Es un hecho que estamos viviendo momentos cruciales para el sistema económico. Parece que el liberalismo con el que se movían los mercados, especialmente los financieros, ha tocado a su fin. Los grandes bancos de inversión, hasta ayer gigantes todopoderosos, convertidos en la bandera de un capitalismo ensoberbecido, caen uno tras otro como fichas de dominó, arrastrando aseguradoras y hasta cajas de ahorros. Puede ser, y yo lo espero porque la alternativa a corto plazo es mucho peor, que las medidas puestas en marcha en USA (con dificultades) y también en Gran Bretaña, frenen el proceso, pero no detendrán cambios importantes, que nos situaran en otro escenario en unos años.

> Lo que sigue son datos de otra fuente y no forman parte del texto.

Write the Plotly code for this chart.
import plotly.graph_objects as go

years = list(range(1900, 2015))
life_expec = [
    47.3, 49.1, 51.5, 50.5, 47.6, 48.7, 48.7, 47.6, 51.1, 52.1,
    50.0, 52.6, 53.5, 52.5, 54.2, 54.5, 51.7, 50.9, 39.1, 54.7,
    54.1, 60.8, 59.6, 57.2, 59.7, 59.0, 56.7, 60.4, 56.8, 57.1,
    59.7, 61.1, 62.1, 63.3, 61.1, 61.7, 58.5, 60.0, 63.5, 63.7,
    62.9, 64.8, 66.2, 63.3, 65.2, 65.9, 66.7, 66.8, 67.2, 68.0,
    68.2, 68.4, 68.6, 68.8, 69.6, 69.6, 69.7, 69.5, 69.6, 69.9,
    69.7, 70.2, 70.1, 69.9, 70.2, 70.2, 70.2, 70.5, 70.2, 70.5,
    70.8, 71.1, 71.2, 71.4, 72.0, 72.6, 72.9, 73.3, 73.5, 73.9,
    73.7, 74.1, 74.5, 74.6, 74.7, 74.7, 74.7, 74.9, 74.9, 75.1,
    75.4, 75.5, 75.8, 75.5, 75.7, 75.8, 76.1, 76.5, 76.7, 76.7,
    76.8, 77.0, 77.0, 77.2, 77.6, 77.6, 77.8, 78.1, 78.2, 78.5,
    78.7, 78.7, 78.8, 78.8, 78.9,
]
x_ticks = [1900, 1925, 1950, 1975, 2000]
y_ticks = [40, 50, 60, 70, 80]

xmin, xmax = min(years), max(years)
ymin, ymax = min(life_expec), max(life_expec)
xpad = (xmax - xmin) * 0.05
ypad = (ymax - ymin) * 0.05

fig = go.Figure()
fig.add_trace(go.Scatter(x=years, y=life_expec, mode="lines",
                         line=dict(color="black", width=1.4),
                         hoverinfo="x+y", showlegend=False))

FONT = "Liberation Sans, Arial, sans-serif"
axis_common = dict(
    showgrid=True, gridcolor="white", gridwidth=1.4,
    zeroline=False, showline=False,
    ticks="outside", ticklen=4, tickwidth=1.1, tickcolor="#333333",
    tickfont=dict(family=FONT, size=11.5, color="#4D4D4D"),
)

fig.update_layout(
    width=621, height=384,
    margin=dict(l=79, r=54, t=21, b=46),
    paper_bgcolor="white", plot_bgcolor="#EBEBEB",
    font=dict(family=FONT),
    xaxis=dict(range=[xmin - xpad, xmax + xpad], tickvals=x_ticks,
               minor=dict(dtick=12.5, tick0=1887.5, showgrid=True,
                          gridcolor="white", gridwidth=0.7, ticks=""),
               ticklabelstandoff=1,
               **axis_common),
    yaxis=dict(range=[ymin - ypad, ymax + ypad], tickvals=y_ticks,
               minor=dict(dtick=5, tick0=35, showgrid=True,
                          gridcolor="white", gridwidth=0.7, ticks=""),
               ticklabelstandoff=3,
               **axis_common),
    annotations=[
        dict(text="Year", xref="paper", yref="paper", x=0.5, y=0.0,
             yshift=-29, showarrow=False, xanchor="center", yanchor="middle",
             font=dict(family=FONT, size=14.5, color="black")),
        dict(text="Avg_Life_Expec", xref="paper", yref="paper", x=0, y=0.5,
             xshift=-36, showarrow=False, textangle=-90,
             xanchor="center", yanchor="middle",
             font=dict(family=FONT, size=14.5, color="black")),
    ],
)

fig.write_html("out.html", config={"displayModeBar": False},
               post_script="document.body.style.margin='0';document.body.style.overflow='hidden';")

Sin embargo, no hay que exagerar; ésta no es la primera vez que muere el liberalismo. En la segunda mitad del XIX la doctrina, casi recién estrenada, triunfó, obteniendo vitalidad de la enorme actividad que generaba la segunda fase de la revolución industrial (instalación de las redes de ferrocarril, nuevas industrias…). Los días negros vinieron en 1873, la primera gran crisis del sistema, pero su asfixia no llega hasta 1929, que curiosamente también nació en las finanzas. Para salir de la depresión generada por el Crack hubo que romper con todos los dogmas de la no intervención, las políticas keynesianas, como el New Deal americano, firmaron el certificado de defunción del liberalismo. Las dos guerras mundiales que se sucedieron en el XX y sus respectivas posguerras con las necesidades de reconstrucción que implicaban, no hicieron otra cosa que confirmar lo acertado de la intervención estatal.

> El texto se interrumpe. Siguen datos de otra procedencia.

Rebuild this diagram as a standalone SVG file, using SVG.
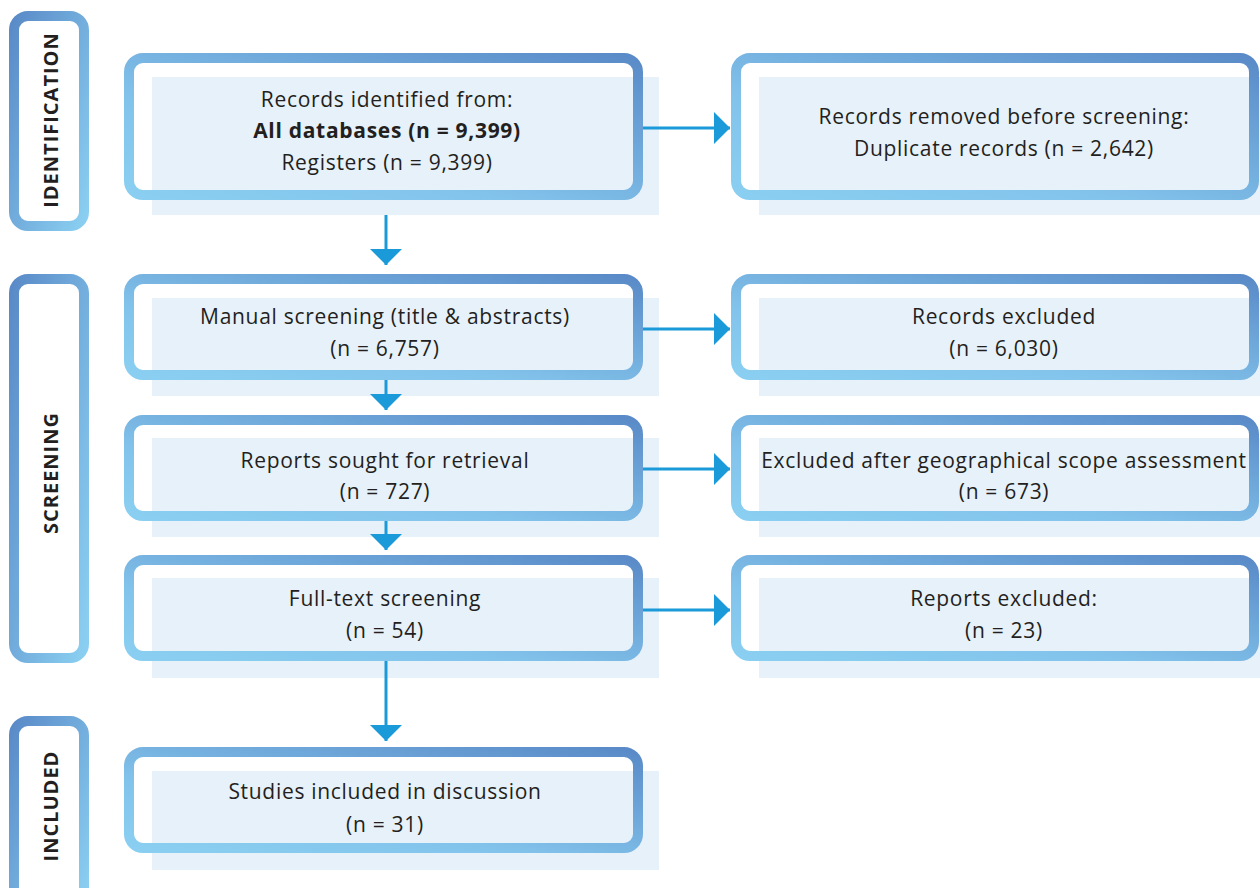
<svg xmlns="http://www.w3.org/2000/svg" width="1260" height="888" viewBox="0 0 1260 888">
<defs>
<linearGradient id="gBox" x1="0" y1="1" x2="1" y2="0">
<stop offset="0" stop-color="#8ACFF1"/>
<stop offset="0.35" stop-color="#82C3EB"/>
<stop offset="1" stop-color="#5A8BC8"/>
</linearGradient>
<linearGradient id="gLab" x1="0" y1="0" x2="1" y2="1">
<stop offset="0" stop-color="#5A8BC8"/>
<stop offset="1" stop-color="#8ACFF1"/>
</linearGradient>
<marker id="ah" viewBox="0 0 16 32" refX="16" refY="16" markerWidth="16" markerHeight="32" markerUnits="userSpaceOnUse" orient="auto">
<path d="M0,0 L16,16 L0,32 Z" fill="#1A9AD8"/>
</marker>
</defs>
<style>
.bg{fill:#E7F1FA}
.box{fill:none;stroke:url(#gBox);stroke-width:10}
.lab{fill:#fff;stroke:url(#gLab);stroke-width:10}
.t{font-family:"Open Sans","Liberation Sans",sans-serif;font-size:21px;letter-spacing:0.7px;fill:#231F20;text-anchor:middle}
.b{font-weight:bold}
.lt{font-family:"Open Sans","Liberation Sans",sans-serif;font-size:20px;font-weight:bold;fill:#231F20;text-anchor:middle;letter-spacing:1px}
.c{stroke:#1A9AD8;stroke-width:3;fill:none;marker-end:url(#ah)}
</style>
<rect width="1260" height="888" fill="#fff"/>

<g id="label-identification">
<rect class="lab" x="14" y="16" width="70" height="210" rx="14"/>
<text class="lt" transform="translate(58,120) rotate(-90)">IDENTIFICATION</text>
</g>
<g id="label-screening">
<rect class="lab" x="14" y="279" width="70" height="379" rx="14"/>
<text class="lt" transform="translate(58,473) rotate(-90)">SCREENING</text>
</g>
<g id="label-included">
<rect class="lab" x="14" y="721" width="70" height="180" rx="14"/>
<text class="lt" transform="translate(58,806) rotate(-90)">INCLUDED</text>
</g>

<g id="identified">
<rect class="bg" x="152" y="77" width="507" height="138"/>
<rect class="box" x="129" y="58" width="509" height="137" rx="14"/>
<text class="t" x="387" y="107">Records identified from:</text>
<text class="t b" x="387" y="138">All databases (n = 9,399)</text>
<text class="t" x="387" y="170">Registers (n = 9,399)</text>
</g>
<g id="removed">
<rect class="bg" x="759" y="77" width="501" height="138"/>
<rect class="box" x="736" y="58" width="518" height="137" rx="14"/>
<text class="t" x="1004" y="124">Records removed before screening:</text>
<text class="t" x="1004" y="156">Duplicate records (n = 2,642)</text>
</g>

<g id="manual-screening">
<rect class="bg" x="152" y="298" width="507" height="98"/>
<rect class="box" x="129" y="279" width="509" height="96" rx="14"/>
<text class="t" x="385" y="324">Manual screening (title &amp; abstracts)</text>
<text class="t" x="385" y="356">(n = 6,757)</text>
</g>
<g id="records-excluded">
<rect class="bg" x="759" y="298" width="501" height="98"/>
<rect class="box" x="736" y="279" width="518" height="96" rx="14"/>
<text class="t" x="1004" y="324">Records excluded</text>
<text class="t" x="1004" y="356">(n = 6,030)</text>
</g>

<g id="reports-sought">
<rect class="bg" x="152" y="438" width="507" height="99"/>
<rect class="box" x="129" y="420" width="509" height="96" rx="14"/>
<text class="t" x="385" y="468">Reports sought for retrieval</text>
<text class="t" x="385" y="499">(n = 727)</text>
</g>
<g id="geo-excluded">
<rect class="bg" x="759" y="438" width="501" height="99"/>
<rect class="box" x="736" y="420" width="518" height="96" rx="14"/>
<text class="t" x="1004" y="468">Excluded after geographical scope assessment</text>
<text class="t" x="1004" y="499">(n = 673)</text>
</g>

<g id="full-text">
<rect class="bg" x="152" y="578" width="507" height="100"/>
<rect class="box" x="129" y="560" width="509" height="96" rx="14"/>
<text class="t" x="385" y="606">Full-text screening</text>
<text class="t" x="385" y="638">(n = 54)</text>
</g>
<g id="reports-excluded">
<rect class="bg" x="759" y="578" width="501" height="100"/>
<rect class="box" x="736" y="560" width="518" height="96" rx="14"/>
<text class="t" x="1004" y="606">Reports excluded:</text>
<text class="t" x="1004" y="638">(n = 23)</text>
</g>

<g id="studies-included">
<rect class="bg" x="152" y="771" width="507" height="99"/>
<rect class="box" x="129" y="752" width="509" height="96" rx="14"/>
<text class="t" x="385" y="799">Studies included in discussion</text>
<text class="t" x="385" y="832">(n = 31)</text>
</g>

<g id="connectors">
<path class="c" d="M643,128 H730"/>
<path class="c" d="M643,329 H730"/>
<path class="c" d="M643,469 H730"/>
<path class="c" d="M643,610 H730"/>
<path class="c" d="M386,215 V265"/>
<path class="c" d="M386,380 V410"/>
<path class="c" d="M386,521 V550"/>
<path class="c" d="M386,661 V741"/>
</g>
</svg>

Como todo termina, también lo hizo esta fase: la crisis de 1973 no respondió a las recetas keynesianas y la siguiente década fue comandada por Thatcher y Reagan en el Reino Unido y en EE.UU. respectivamente, convencidos ambos de las tesis del liberalismo, renacido en algunos círculos académicos (escuela de Chicago) y de los negocios. Empieza entonces el desmantelamiento del Estado de bienestar, las privatizaciones del sector público y la desregulación de los mercados. Había resucitado el liberalismo, al que se unió el prefijo neo para darle apariencia de novedad y justificar un cierto fundamentalismo. Esta vez los nutrientes que le dieron volumen fueron las nuevas condiciones y los negocios nacidos del auge de las nuevas tecnologías. Para colmo, la debacle de la URSS justificaba la desconfianza en el socialismo y desprestigiaba e invalidaba sus tradicionales tesis intervencionistas.
Hoy agoniza de nuevo el liberalismo, de forma escandalosa y poco digna, pero el capitalismo, al que sólo imponía unos retoques, sigue gozando de buena salud, de hecho no existe en el horizonte una doctrina, un sistema alternativo que lo amenace. En 1929 acababa de triunfar la revolución bolchevique en Rusia y amenazaba con extenderse por toda Europa y, aún así, superó todas las dificultades. Hoy las perspectivas para el sistema son más optimistas; tendrá que cambiar de estilista, pero seguirá siendo el mismo.